Nihayet yapılan gravimetri ölçümleri (yer çekiminin ölçümü), izostazi kuramının (yer kabuğunun denge kuramı) geliştirilmesini sağladı. Dünya ölçeğinde yapılan bu jeofizik ölçümleri, bir istasyon ağının kurulmasını gerektirdi ve bu ağ bir dünya haritası yapımına imkan verdi.
Jeofizik Nedir Kısaca Tanımı
Jeofizik yöntemlerin temel bir önemi yoksa da, farklı bir ölçekte bunlar, toprak altının geometrisini ve doğasını belirlemeye imkan sağlar.
Jeofizi Araştırmaları
Yöresel ölçekte uygulanan jeofizik yöntemleri, maden yataklarını araştırmada olduğu kadar, kamu çalışmalarında da iyi bir araştırma aracı oluşturur; çünkü dolaysız gözlemle ulaşılamayan toprak altı konusunda bilgi verir.
Sismoloji derinlerdeki toprakların özelliği ve yerleşimi konusunda yeterli imgeleri sağlar. Bu dal işlenen probleme uygun şiddette bir patlamanın doğurduğu dalgaları çözümler. Petrol araştırmalarında temel araçlardan biridir ve karada olduğu kadar denizde de hidrokarbon kapanları oluşturmaya elverişli bölgelerin yerlerini belirleme imkanı verir. Böylece kuyu açmada yer belirleme açısından rehberlik eder. Ayrıca bu dalgalar, toprak altının belirgin niteliklerini ortaya koyar; mesela çatlak ve sağlam kayaçlar dalgaları aynı hızla iletmez; dolayısıyla bu yöntemden kamu işlerinde de yararlanılır.
Toprak altındaki ferromanyetik kütleler, uygun ölçekteki haritalarda gösterilen manyetik anormalliklere yol açar. Bu haritalar bazı minerallerin değişimini de belirtir.
Gravimetrik haritalar yer kabuğu içindeki kütlelerin dağılımı üzerine bilgi verir. Negatif bir anormallikle ortaya çıkan kütle eksikliği, toprak altında boşluklar bulunduğunu gösterir. İnşaat çalışmalarına girmeden önce bunların bilinmesi gerekir. Tersine, pozitif bir anormallik yoğun bir kütlenin varlığını gösterir; bu yoğunluk bir mineralin derişiminden kaynaklanabilir.

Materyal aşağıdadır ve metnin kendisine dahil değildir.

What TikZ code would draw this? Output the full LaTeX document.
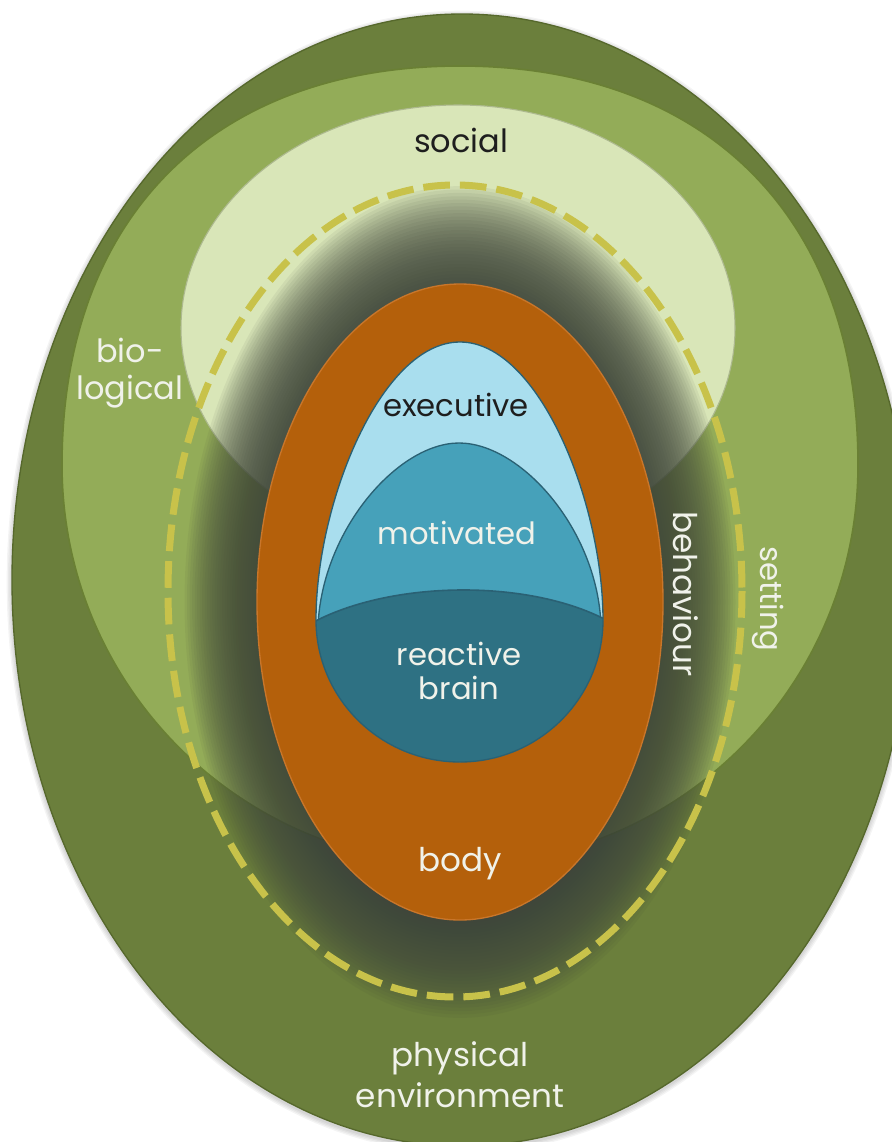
\documentclass[tikz,border=0pt]{standalone}
\usepackage{fontspec}
\setmainfont{Poppins}
\definecolor{dkgreen}{HTML}{6B7F3C}
\definecolor{dkgreenedge}{HTML}{56682C}
\definecolor{midgreen}{HTML}{93AC58}
\definecolor{midgreenedge}{HTML}{6A8034}
\definecolor{socialc}{HTML}{D9E6B8}
\definecolor{glowc}{HTML}{3F463A}
\definecolor{dashc}{HTML}{C8C24A}
\definecolor{orangec}{HTML}{B4600B}
\definecolor{orangeedge}{HTML}{C9762A}
\definecolor{execc}{HTML}{A9DEEE}
\definecolor{motivc}{HTML}{46A1BA}
\definecolor{reactc}{HTML}{2E7183}
\definecolor{brainedge}{HTML}{2A6174}
\definecolor{txtdark}{HTML}{1E1E1E}
\definecolor{txtlight}{HTML}{F0F2EA}
\tikzset{
  lbl/.style={font=\fontsize{23}{27}\selectfont, align=center, inner sep=0pt},
  biglbl/.style={font=\fontsize{24.5}{29}\selectfont, align=center, inner sep=0pt},
  darklbl/.style={lbl, text=txtdark},
  lightlbl/.style={lbl, text=txtlight},
  bigdark/.style={biglbl, text=txtdark},
  biglight/.style={biglbl, text=txtlight},
}
\begin{document}
\begin{tikzpicture}[x=0.75pt,y=-0.75pt]
\useasboundingbox (0,0) rectangle (892,1142);
\clip (0,0) rectangle (892,1142);
% soft shadow of the outer egg
\foreach \w in {2,4,6,8} {
  \draw[black, opacity=0.045, line width=\w pt] (462,582) ellipse [x radius=450, y radius=566];
}
% outer: physical environment
\fill[dkgreen, draw=dkgreenedge, line width=1pt] (462,580) ellipse [x radius=450, y radius=566];
% biological
\fill[midgreen, draw=midgreenedge, line width=1.2pt]
  (460,66) .. controls (213,66) and (62,218) .. (62,465)
  .. controls (62,685) and (240,864) .. (460,864)
  .. controls (680,864) and (858,685) .. (858,465)
  .. controls (858,218) and (707,66) .. (460,66) -- cycle;
% social
\fill[socialc, draw=midgreenedge!55, line width=0.8pt] (458,328) ellipse [x radius=277, y radius=223];
% glow around the body
\foreach \d in {0,2.5,...,72.5} {
  \fill[glowc, opacity=0.07] (460,602) ellipse [x radius={203+\d}, y radius={318+1.35*\d}];
}
% dashed boundary
\draw[dashc, line width=5.25pt, dash pattern=on 20pt off 7.5pt] (455,591) ellipse [x radius=287, y radius=406];
% body
\fill[orangec, draw=orangeedge, line width=1pt] (460,602) ellipse [x radius=203, y radius=318];
% brain
\begin{scope}
  \clip (316,620) .. controls (316,503) and (381,342) .. (460,342)
    .. controls (539,342) and (603,503) .. (603,620)
    .. controls (603,698) and (539,762) .. (460,762)
    .. controls (380,762) and (316,698) .. (316,620) -- cycle;
  \fill[execc] (300,330) rectangle (620,780);
  \fill[motivc, draw=brainedge, line width=1pt]
    (318,626) .. controls (322,530) and (398,443) .. (459,443)
    .. controls (521,443) and (598,530) .. (601,626) -- cycle;
  \fill[reactc, draw=brainedge, line width=1.2pt]
    (300,630) .. controls (380,578) and (540,576) .. (620,628) -- (620,790) -- (300,790) -- cycle;
\end{scope}
\draw[brainedge, line width=1pt] (316,620) .. controls (316,503) and (381,342) .. (460,342)
    .. controls (539,342) and (603,503) .. (603,620)
    .. controls (603,698) and (539,762) .. (460,762)
    .. controls (380,762) and (316,698) .. (316,620) -- cycle;
% labels
\node[bigdark, font=\fontsize{24}{28}\selectfont] (social) at (461,140) {social};
\node[lightlbl, font=\fontsize{24}{28}\selectfont] (bio) at (130,373) {bio-\\logical};
\node[darklbl] (exec) at (456,405) {executive};
\node[lightlbl] (motiv) at (457,533) {motivated};
\node[lightlbl, font=\fontsize{23}{26}\selectfont] (react) at (459,671) {reactive\\brain};
\node[biglight, rotate=-90] (behav) at (686,594) {behaviour};
\node[lightlbl, rotate=-90] (setting) at (768,599) {setting};
\node[biglight] (body) at (460,864) {body};
\node[biglight, font=\fontsize{24.5}{31}\selectfont] (phys) at (460,1075) {physical\\environment};
\end{tikzpicture}
\end{document}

Öte yandan, yaygın olarak kullanılan başka jeofizik yöntemleri de vardır. Elektrik akımının yayılma hızını yansıtan direncin ölçümü de kayaçların özelliği hakkında bilgi verir. Radyoaktifliğin ölçütüyse, uranyum ve radyoaktif maden filizi yataklarının araştırılmasında kullanılır.
Sismoloji
Bir deprem dalgasının başlaması, bir patlamayla karşılaştırılabilir; Dünya’nın her yanına yayılan dalga yayımına yol açar. Sismolojinin konusu, geçtiği çeşitli ortamların halini ve özelliğini anlama imkanı veren bu dalgaların davranışını incelemektir.

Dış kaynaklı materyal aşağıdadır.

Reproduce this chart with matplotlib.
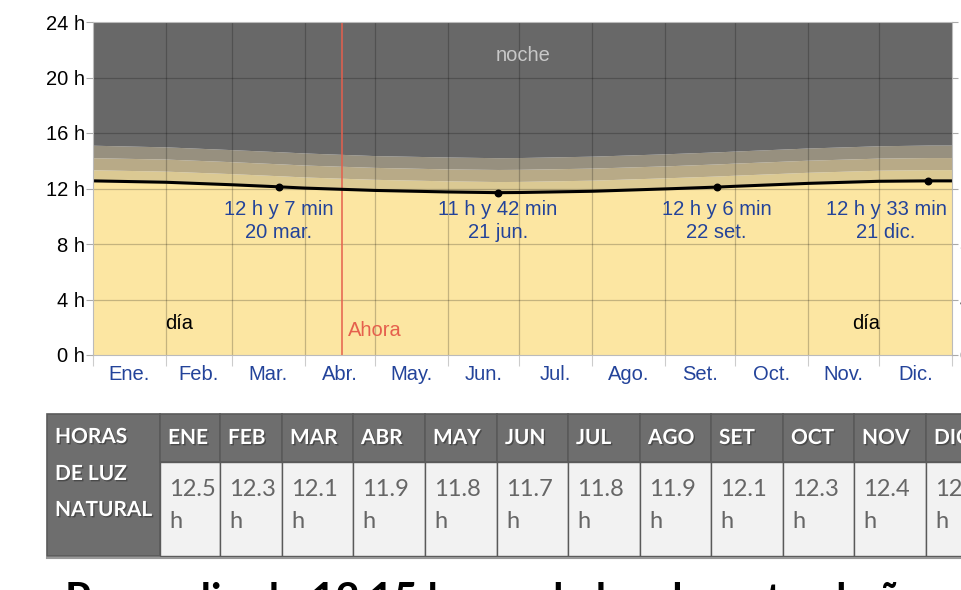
import numpy as np
import matplotlib
matplotlib.use("Agg")
import matplotlib.pyplot as plt
from matplotlib.patches import Rectangle
import matplotlib.patheffects as pe

# day of year for the sampled points
days = [0, 31, 59, 79, 90, 120, 151, 172, 181, 212, 243, 265, 273, 304, 334, 355, 365]
# hours of daylight and upper edges of the twilight bands
daylight = [12.55, 12.45, 12.27, 12.12, 12.03, 11.86, 11.75, 11.70, 11.71, 11.80, 11.97, 12.10, 12.16, 12.37, 12.52, 12.55, 12.55]
civil = [13.35, 13.25, 13.07, 12.92, 12.83, 12.66, 12.55, 12.50, 12.51, 12.60, 12.77, 12.90, 12.96, 13.17, 13.32, 13.36, 13.36]
nautical = [14.22, 14.12, 13.93, 13.78, 13.69, 13.52, 13.41, 13.37, 13.38, 13.47, 13.63, 13.77, 13.83, 14.04, 14.19, 14.23, 14.23]
astro = [15.12, 15.00, 14.80, 14.65, 14.56, 14.37, 14.27, 14.22, 14.23, 14.33, 14.50, 14.64, 14.70, 14.92, 15.08, 15.13, 15.13]

month_starts = [0, 31, 59, 90, 120, 151, 181, 212, 243, 273, 304, 334, 365]
month_labels = ["Ene.", "Feb.", "Mar.", "Abr.", "May.", "Jun.", "Jul.", "Ago.", "Set.", "Oct.", "Nov.", "Dic."]

key_days = [79, 172, 265, 355]
key_hours = [12 + 7 / 60, 11 + 42 / 60, 12 + 6 / 60, 12 + 33 / 60]
key_text = ["12 h y 7 min\n20 mar.", "11 h y 42 min\n21 jun.", "12 h y 6 min\n22 set.", "12 h y 33 min\n21 dic."]
now_day = 106

table_months = ["ENE", "FEB", "MAR", "ABR", "MAY", "JUN", "JUL", "AGO", "SET", "OCT", "NOV", "DIC"]
table_hours = [12.5, 12.3, 12.1, 11.9, 11.8, 11.7, 11.8, 11.9, 12.1, 12.3, 12.4, 12.5]

W, H = 961, 590
fig = plt.figure(figsize=(W / 100, H / 100), dpi=100)
fig.patch.set_facecolor("white")
plt.rcParams["font.family"] = ["Liberation Sans", "DejaVu Sans"]
fs = 14.5

ax = fig.add_axes([93 / W, 1 - 355 / H, 859 / W, 333 / H])
ax.set_xlim(0, 365)
ax.set_ylim(0, 24)

ax.fill_between(days, 0, daylight, color="#fce6a2", lw=0)
ax.fill_between(days, daylight, civil, color="#dbc993", lw=0)
ax.fill_between(days, civil, nautical, color="#b8aa87", lw=0)
ax.fill_between(days, nautical, astro, color="#97907f", lw=0)
ax.fill_between(days, astro, 24, color="#686868", lw=0)

for d in month_starts[1:-1]:
    ax.axvline(d, color="black", alpha=0.22, lw=0.9)
for h in range(4, 24, 4):
    ax.axhline(h, color="black", alpha=0.22, lw=0.9)

ax.axvline(now_day, color="#e5604d", lw=1.1)
ax.plot(days, daylight, color="black", lw=2.2, solid_capstyle="butt")
ax.scatter(key_days, key_hours, s=22, color="black", zorder=5)

blue = "#23439a"
for d, txt in zip(key_days, key_text):
    # keep the December label inside the plot
    ax.text(min(d, 337), 9.65, txt, ha="center", va="center", color=blue,
            fontsize=fs, linespacing=1.3)

ax.text(182.7, 21.6, "noche", ha="center", va="center", color="#c8c8c8", fontsize=fs)
ax.text(36.5, 2.3, "día", ha="center", va="center", color="black", fontsize=fs)
ax.text(328.5, 2.3, "día", ha="center", va="center", color="black", fontsize=fs)
ax.text(now_day + 2.2, 1.73, "Ahora", ha="left", va="center", color="#e5604d", fontsize=fs)

ax.set_yticks(range(0, 25, 4))
ax.set_yticklabels([f"{h} h" for h in range(0, 25, 4)], fontsize=fs)
ax.tick_params(axis="y", length=5, width=0.8, color="#aaaaaa", pad=1)
centers = [(a + b) / 2 for a, b in zip(month_starts[:-1], month_starts[1:])]
ax.set_xticks(centers)
ax.set_xticklabels(month_labels, fontsize=fs, color=blue)
ax.set_xticks(month_starts, minor=True)
ax.tick_params(axis="x", which="major", length=0, pad=7)
ax.tick_params(axis="x", which="minor", length=8, width=0.8, color="#cccccc")
for s in ax.spines.values():
    s.set_color("#bbbbbb")
    s.set_linewidth(0.8)

# right-hand hour labels, mostly outside the canvas
ax2 = ax.twinx()
ax2.set_ylim(0, 24)
ax2.set_yticks(range(0, 25, 4))
ax2.set_yticklabels([f"{h} h" for h in range(0, 25, 4)], fontsize=fs)
ax2.tick_params(axis="y", length=4, color="#aaaaaa", pad=2)
for s in ax2.spines.values():
    s.set_visible(False)

# table of monthly daylight hours
tab = fig.add_axes([0, 0, 1, 1])
tab.set_xlim(0, W)
tab.set_ylim(H, 0)
tab.axis("off")
tab.patch.set_alpha(0)

col_edges = [47, 160, 220, 282, 353, 425, 497, 568, 640, 711, 783, 854, 926, 998]
top, mid, bottom = 414, 462, 556
head_bg = "#6e6e6e"
line_c = "#5a5a5a"
shadow = [pe.withSimplePatchShadow(offset=(1, -1), shadow_rgbFace="#333333", alpha=0.6)]

tab.add_patch(Rectangle((col_edges[0], top), col_edges[1] - col_edges[0], bottom - top,
                        facecolor=head_bg, edgecolor=line_c, lw=1.2))
for txt, y in zip(["HORAS", "DE LUZ", "NATURAL"], [437, 474, 510]):
    tab.text(55, y, txt, ha="left", va="center", color="white", fontsize=15,
             fontweight="bold", family="Lato", path_effects=shadow)

for i, (m, v) in enumerate(zip(table_months, table_hours)):
    x0, x1 = col_edges[i + 1], col_edges[i + 2]
    tab.add_patch(Rectangle((x0, top), x1 - x0, mid - top, facecolor=head_bg,
                            edgecolor=line_c, lw=1.2))
    tab.add_patch(Rectangle((x0, mid), x1 - x0, bottom - mid, facecolor="#f2f2f2",
                            edgecolor=line_c, lw=1.0))
    tab.text(x0 + 8, 438, m, ha="left", va="center", color="white", fontsize=15,
             fontweight="bold", family="Lato", path_effects=shadow)
    tab.text(x0 + 9, 489, f"{v:.1f}", ha="left", va="center", color="#666666",
             fontsize=17, family="Lato")
    tab.text(x0 + 9, 522, "h", ha="left", va="center", color="#666666",
             fontsize=17, family="Lato")
tab.plot([col_edges[0], W], [bottom + 1.5, bottom + 1.5], color="#999999", lw=1.5)

tab.text(65, 582, "Promedio de 12.15 horas de luz durante el año", ha="left", va="top",
         fontsize=30, fontweight="bold", family="Lato", color="black")

fig.savefig("out.png", dpi=100)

Elbette bu dalgalan incelemek için, her şeyden önce bunları kaydetmek gerekir. Bu amaçla sismograf kullanılır; bu aygıtlar gerçekte hiç kesilmeyen ve çoğunu bizim algılayamadığımız yer salınımlarını büyüterek kaydeder ve salınım kayıt diyagramlarını yani sismogramları sağlar. Bir deprem dalgası, art arda üç tip dalganın geldiğini gösterir: P dalgaları (birincil), S dalgaları (ikincil) ve L dalgaları. Belli bir noktadaki yer hareketini belirlemek için bu üç dalga serisinin bir düşey bileşenini ve iki yatay bileşenini kaydetmek gerekir. Dünya yüzeyine yayılan sismoloji istasyonları ağı, gezegenimizdeki bu salınımları sürekli olarak kaydeder. Sismogramlar incelenerek, meydana gelen bütün depremlerin yeri kesin olarak belirlenir. Bu sismik izleme, şiddetli depremlerin ve yanardağ patlamalarının tahmini için de gereken öğelerden biridir.

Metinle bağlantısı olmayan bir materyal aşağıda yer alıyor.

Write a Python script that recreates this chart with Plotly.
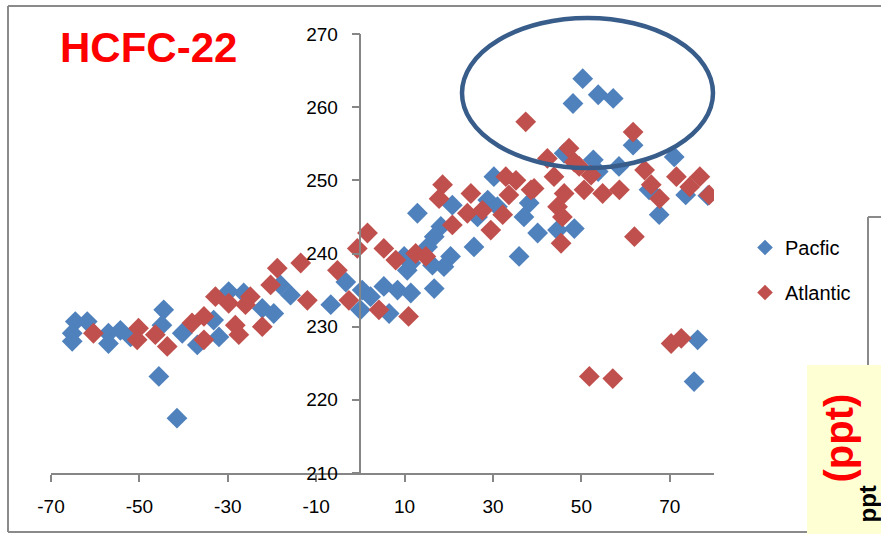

Ama P ve S dalgaları veya hacim dalgalan, Dünya’nın iç katmanlarında yayılma özelliği taşır. Dalgalanma hızı sıcaklığa, basınca ve kat edilen ortamın yapısal özelliklerine bağlıdır. Sismik dalgalar farklı özellikte iki ortam arasındaki sınırı belirleyen süreksizlik bölgesinden geçerken kırılır. Bu yoruma, depremden kaynaklanan hacim dalgalarının yörüngeleri çözümlenerek varıldı ve Dünya’nın, süreksizlikle birbirinden ayrılmış, eş merkezli katmanlardan oluşan bir küre olduğu düşüncesi doğdu. Ayrıca sıvılar içinde yayılmayan P dalgalarının bu özel davranışı, Dünya’nın dış çekirdeğinin erimiş halde olduğunun anlaşılmasına olanak sağladı.
Sismoloji aynı zamanda, Dünya’nın dış kabuğunun değerlendirilmesini sağlayan bir bilim dalıdır. Bu alanda doğal dalgalardan yararlanıldığı gibi, bir patlayıcı madde kullanılarak elde edilen dalgalara da başvurulur. Oşinografi biliminde (deniz bilimi) dalgaların kırılmasıyla (yayılma hızını verir) yansıması (süreksizliği belirtir) birlikte kullanılarak, okyanus kabuğunu kaplayan tortul kayaç serilerinin kalınlığı ve dizilimleri belirlenir.